Пока он ведет – молчит. Ковыряет в носу, плющит пальцами то, что выковырял, сощелкивает на пол. Снова включает кассету. Музыка тихая и визгливая. У меня все так же все внутри свербит, вот только из жара я опрокинулся в холод, чувствую, как у меня стягивается кожа, как трескаются глаза, вот-вот начну щелкать зубами.
Он старается ехать помедленнее, но резко перебрасывает рычаг передач, словно тот ему сопротивляется. У него трясется нижняя челюсть.
Только когда останавливает машину, я замечаю, что мы вернулись в то самое место, откуда выехали, к тому же дому неподалеку от озера. Улица абсолютно пуста.
Гжесь разворачивается и тянется на заднее сиденье. Покопавшись, вынимает что-то из лежащего там мусора. Это автомобильная аптечка. Он кладет ее себе на колени. Делает глубокий вдох. На миг закрывает глаза, словно заснув, а потом вскидывает голову, будто его что-то разбудило, звук, которого я не слышу. Поворачивается ко мне.
– Ты мертв, Миколай, – говорит он. – И именно это мы должны исправить.
В его глазах что-то танцует, какое-то глупое упрямство, которое ранее спало.

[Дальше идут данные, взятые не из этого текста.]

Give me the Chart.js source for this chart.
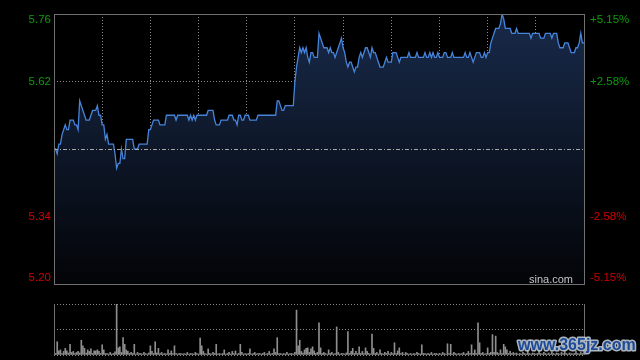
<!DOCTYPE html>
<html>
<head>
<meta charset="utf-8">
<script src="https://cdn.jsdelivr.net/npm/chart.js@4.4.1/dist/chart.umd.min.js"></script>
<style>
  body { margin: 0; background: #000; }
  #wrap { position: relative; width: 640px; height: 360px; background: #000; }
  #wrap canvas { position: absolute; left: 0; }
</style>
</head>
<body>
<div id="wrap">
  <canvas id="price_chart" width="640" height="300" style="top:0"></canvas>
  <canvas id="volume_chart" width="640" height="60" style="top:300px"></canvas>
</div>
<script>
// one value per minute, 09:30-12:00 then 13:00-16:00
var prices =
[
  5.48,5.48,5.47,5.49,5.49,5.51,5.52,5.53,5.52,5.52,
  5.54,5.54,5.54,5.53,5.53,5.52,5.58,5.57,5.56,5.55,
  5.54,5.54,5.54,5.55,5.56,5.56,5.56,5.57,5.55,5.55,
  5.53,5.53,5.50,5.51,5.49,5.49,5.49,5.49,5.47,5.44,
  5.45,5.45,5.48,5.46,5.46,5.50,5.50,5.50,5.50,5.50,
  5.48,5.48,5.48,5.49,5.49,5.49,5.49,5.49,5.49,5.52,
  5.52,5.53,5.54,5.54,5.54,5.54,5.53,5.53,5.53,5.53,
  5.55,5.55,5.55,5.55,5.55,5.55,5.54,5.55,5.55,5.55,
  5.55,5.55,5.55,5.55,5.54,5.55,5.54,5.55,5.54,5.55,
  5.55,5.55,5.55,5.55,5.55,5.55,5.56,5.56,5.56,5.56,
  5.54,5.53,5.53,5.53,5.54,5.54,5.54,5.54,5.54,5.55,
  5.55,5.55,5.54,5.54,5.53,5.55,5.55,5.54,5.54,5.55,
  5.55,5.55,5.54,5.54,5.54,5.54,5.54,5.55,5.55,5.55,
  5.55,5.55,5.55,5.55,5.55,5.55,5.55,5.55,5.55,5.58,
  5.58,5.57,5.56,5.56,5.57,5.57,5.57,5.57,5.57,5.57,
  5.62,5.65,5.67,5.69,5.68,5.69,5.68,5.69,5.67,5.66,
  5.68,5.68,5.67,5.67,5.67,5.72,5.71,5.70,5.69,5.69,
  5.69,5.68,5.69,5.68,5.68,5.67,5.68,5.69,5.70,5.71,
  5.69,5.68,5.66,5.65,5.66,5.66,5.65,5.64,5.65,5.65,
  5.67,5.68,5.67,5.68,5.69,5.69,5.68,5.67,5.69,5.68,
  5.68,5.67,5.66,5.65,5.65,5.65,5.66,5.67,5.66,5.66,
  5.66,5.68,5.68,5.68,5.67,5.66,5.67,5.67,5.67,5.67,
  5.67,5.68,5.67,5.67,5.67,5.67,5.68,5.67,5.67,5.67,
  5.67,5.68,5.67,5.67,5.68,5.67,5.68,5.67,5.67,5.68,
  5.67,5.67,5.67,5.68,5.68,5.67,5.67,5.67,5.68,5.67,
  5.67,5.67,5.67,5.67,5.67,5.67,5.68,5.67,5.67,5.68,
  5.67,5.66,5.67,5.68,5.68,5.68,5.67,5.67,5.68,5.67,
  5.68,5.68,5.70,5.71,5.72,5.73,5.73,5.73,5.74,5.76,
  5.75,5.73,5.73,5.73,5.73,5.72,5.72,5.72,5.73,5.72,
  5.72,5.72,5.72,5.72,5.72,5.72,5.72,5.71,5.72,5.72,
  5.72,5.72,5.72,5.71,5.71,5.71,5.72,5.72,5.72,5.72,
  5.71,5.72,5.72,5.72,5.70,5.69,5.69,5.69,5.70,5.70,
  5.70,5.69,5.68,5.68,5.68,5.69,5.69,5.70,5.72,5.70,
  5.70
];

// volume per minute (relative units, the tallest bar = 100)
var volumes =
[
  20,3,26,8,10,3,7,13,8,4,
  21,5,7,3,5,7,4,29,18,13,
  4,10,7,12,3,8,8,10,7,3,
  20,10,3,3,2,5,2,3,6,100,
  14,16,5,34,21,10,7,3,5,3,
  21,2,5,3,3,2,5,3,2,4,
  18,7,3,26,4,13,3,5,2,3,
  2,10,3,8,3,18,3,2,3,3,
  2,3,2,5,2,3,3,2,5,3,
  2,33,18,7,3,2,12,3,2,5,
  3,21,2,3,2,3,10,2,3,5,
  2,7,3,8,2,3,21,5,2,3,
  2,3,12,2,3,5,2,3,3,2,
  3,5,2,3,7,2,3,12,5,34,
  3,3,2,3,2,5,2,3,3,2,
  5,88,18,29,7,4,10,13,14,5,
  12,16,8,3,5,63,14,3,5,3,
  2,10,3,5,2,3,55,5,2,3,
  3,2,4,46,3,7,13,3,7,3,
  16,3,7,3,14,7,3,2,41,13,
  3,5,2,10,3,2,5,3,7,2,
  5,3,24,3,8,14,3,5,2,5,
  3,2,3,2,3,2,5,3,2,20,
  3,3,2,3,2,5,2,3,3,2,
  3,2,5,3,2,22,3,21,2,5,
  3,2,3,2,3,5,2,3,7,3,
  20,3,10,3,63,24,3,5,2,3,
  14,3,5,40,5,37,5,3,10,3,
  21,16,10,3,7,3,5,3,4,2,
  3,2,5,3,2,9,3,2,4,3,
  2,3,12,3,2,5,3,2,4,2,
  6,3,2,4,3,2,5,3,14,3,
  2,4,3,2,3,8,3,2,5,3,
  10
];

var prevClose = 5.48;
var priceTicks = [5.20, 5.34, 5.48, 5.62, 5.76];
var priceLabels = ['5.20', '5.34', '', '5.62', '5.76'];
var pctLabels = ['-5.15%', '-2.58%', '', '+2.58%', '+5.15%'];
var lastMinute = 330;
var minuteStep = 30;   // a grid line every half hour
var volumeMax = 100;

var gridColor = '#8a8a8a';
var boxColor = '#707070';
var upColor = '#0b9c0b';
var downColor = '#d20000';

function zeroSize(scale)
{
  if (scale.isHorizontal()) scale.height = 0;
  else scale.width = 0;
}

// edges of the box are drawn by the plugins, so hide grid lines on them
function innerGrid(ctx)
{
  var n = ctx.scale.ticks.length;
  if (ctx.index == 0 || ctx.index == n - 1) return 'rgba(0,0,0,0)';
  return gridColor;
}

var priceDecor =
{
  id: 'priceDecor',
  afterDatasetsDraw: function(chart)
  {
    // dash-dot line at previous close, visible over the fill
    var ctx = chart.ctx;
    var area = chart.chartArea;
    var y = Math.round(chart.scales.y.getPixelForValue(prevClose)) + 0.5;
    ctx.save();
    ctx.strokeStyle = '#a8a8a8';
    ctx.lineWidth = 1;
    ctx.setLineDash([4, 2, 1, 2]);
    ctx.beginPath();
    ctx.moveTo(area.left, y);
    ctx.lineTo(area.right, y);
    ctx.stroke();
    ctx.restore();
  },
  afterDraw: function(chart)
  {
    var ctx = chart.ctx;
    var area = chart.chartArea;
    var yScale = chart.scales.y;
    ctx.save();
    ctx.strokeStyle = boxColor;
    ctx.lineWidth = 1;
    ctx.strokeRect(area.left + 0.5, area.top + 0.5, area.right - area.left, area.bottom - area.top);

    ctx.font = '11.5px Arial, "Liberation Sans", sans-serif';
    ctx.textBaseline = 'middle';
    for (var i = 0; i < priceTicks.length; i++)
    {
      if (!priceLabels[i]) continue;
      var y = yScale.getPixelForValue(priceTicks[i]);
      if (i == 0) y -= 6;
      if (i == priceTicks.length - 1) y += 6;
      ctx.fillStyle = priceTicks[i] > prevClose ? upColor : downColor;
      ctx.textAlign = 'right';
      ctx.fillText(priceLabels[i], area.left - 3, y);
      ctx.textAlign = 'left';
      ctx.fillText(pctLabels[i], area.right + 6, y);
    }

    ctx.font = '11px Arial, "Liberation Sans", sans-serif';
    ctx.fillStyle = '#c4c4c4';
    ctx.textAlign = 'right';
    ctx.textBaseline = 'alphabetic';
    ctx.fillText('sina.com', area.right - 11, area.bottom - 1);
    ctx.restore();
  }
};

var volumeDecor =
{
  id: 'volumeDecor',
  afterDraw: function(chart)
  {
    var ctx = chart.ctx;
    var area = chart.chartArea;
    ctx.save();
    ctx.strokeStyle = boxColor;
    ctx.lineWidth = 1;
    ctx.beginPath();
    ctx.moveTo(area.left + 0.5, area.top);
    ctx.lineTo(area.left + 0.5, area.bottom);
    ctx.moveTo(area.right + 0.5, area.top);
    ctx.lineTo(area.right + 0.5, area.bottom);
    ctx.stroke();

    // site watermark over the bottom right corner
    ctx.font = 'bold 16px Arial, "Liberation Sans", sans-serif';
    ctx.textAlign = 'left';
    ctx.textBaseline = 'alphabetic';
    ctx.lineJoin = 'round';
    ctx.lineWidth = 3;
    ctx.strokeStyle = 'rgba(190,198,210,0.9)';
    ctx.strokeText('www.365jz.com', 518, 50);
    ctx.fillStyle = '#1d4b98';
    ctx.fillText('www.365jz.com', 518, 50);
    ctx.restore();
  }
};

var priceData = prices.map(function(p, i) { return { x: i, y: p }; });
var volumeData = volumes.map(function(v, i) { return { x: i, y: v }; });

var priceChart = new Chart(document.getElementById('price_chart').getContext('2d'),
{
  type: 'line',
  data:
  {
    datasets:
    [{
      data: priceData,
      borderColor: '#4684dc',
      borderWidth: 1.3,
      pointRadius: 0,
      tension: 0,
      fill: 'start',
      backgroundColor: function(context)
      {
        var area = context.chart.chartArea;
        if (!area) return 'rgba(20,35,60,1)';
        var g = context.chart.ctx.createLinearGradient(0, area.top, 0, area.bottom);
        g.addColorStop(0, 'rgb(24,42,74)');
        g.addColorStop(1, 'rgb(3,4,7)');
        return g;
      }
    }]
  },
  options:
  {
    responsive: false,
    animation: false,
    devicePixelRatio: 1,
    events: [],
    layout: { padding: { left: 54, right: 56, top: 14, bottom: 16 } },
    plugins: { legend: { display: false }, tooltip: { enabled: false } },
    scales:
    {
      x:
      {
        type: 'linear',
        min: 0,
        max: lastMinute,
        z: 1,
        afterFit: zeroSize,
        ticks: { display: false, stepSize: minuteStep, autoSkip: false },
        grid: { color: innerGrid, lineWidth: 1, drawTicks: false },
        border: { display: false, dash: [1, 2] }
      },
      y:
      {
        min: priceTicks[0],
        max: priceTicks[priceTicks.length - 1],
        z: 1,
        afterFit: zeroSize,
        ticks: { display: false, stepSize: priceTicks[1] - priceTicks[0] },
        grid:
        {
          drawTicks: false,
          color: function(ctx)
          {
            // the prev-close line gets its own dash-dot style
            if (ctx.index == 2) return 'rgba(0,0,0,0)';
            return innerGrid(ctx);
          }
        },
        border: { display: false, dash: [1, 2] }
      }
    }
  },
  plugins: [priceDecor]
});

var volumeChart = new Chart(document.getElementById('volume_chart').getContext('2d'),
{
  type: 'bar',
  data:
  {
    datasets:
    [{
      data: volumeData,
      backgroundColor: '#8e8e8e',
      borderWidth: 0,
      barThickness: 1
    }]
  },
  options:
  {
    responsive: false,
    animation: false,
    devicePixelRatio: 1,
    events: [],
    layout: { padding: { left: 54, right: 56, top: 4, bottom: 5 } },
    plugins: { legend: { display: false }, tooltip: { enabled: false } },
    scales:
    {
      x:
      {
        type: 'linear',
        min: 0,
        max: lastMinute,
        offset: false,
        afterFit: zeroSize,
        ticks: { display: false },
        grid: { display: false, offset: false },
        border: { display: false }
      },
      y:
      {
        min: 0,
        max: volumeMax,
        afterFit: zeroSize,
        ticks: { display: false, stepSize: volumeMax / 2 },
        grid: { color: gridColor, drawTicks: false },
        border: { display: false, dash: [1, 2] }
      }
    }
  },
  plugins: [volumeDecor]
});
</script>
</body>
</html>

– Я не мертв, что ты несешь?
– Мертв. Это тебя убило. Семнадцать лет назад. Признай. Ты все еще там лежишь. Под за`мком.
– Может и так, – я чувствую, как мое сердце вот-вот взорвется.
– Ты мертв, Миколай, это тебя убило, но ее убил не ты.
Провода в моем теле раскаляются докрасна. Из глаз текут слезы.
– Перестань, сука. Перестань так говорить, – говорю я.
– Это все равно бы случилось. Но то, что случилось, можно исправить.
– Как? Как, нахер? – говорю я и сжимаю зубы, все в моем теле готово вот-вот взорваться. Это отвратительная боль. Продолжается всего миг, но мне словно режет тело изнутри. Без анестезии.
Он отворачивается. Смотрит на улицу, в темноту. Кто-то там идет.
– А быстро управились, – говорит Гжесь.
Ярецкий медленно идет по тротуару, в куртке с капюшоном, и теперь прекрасно видно, что идет он криво, что каждый шаг для него – болезнен, особенно сейчас, когда он пытается не упасть на обледеневшей дороге. Гжесь открывает аптечку. Изучает ее содержимое, словно анализируя ситуацию, а потом снова закрывает.
– Подержи, – говорит он и дает ее мне в руки. Это обычная автомобильная аптечка, синяя, грязная, со слезающей наклейкой.
Прежде чем я успеваю его спросить, что он, нахер, делает, Ярецкий успевает поравняться с нашей машиной, а Гжесь опускает стекло и кричит:
– Эй!
Ярецкий останавливается. Едва не падает.
– Прошу прощения, – говорит Гжесь и выходит из машины.
– Да не за что, – отвечает Ярецкий, но отступает на шаг.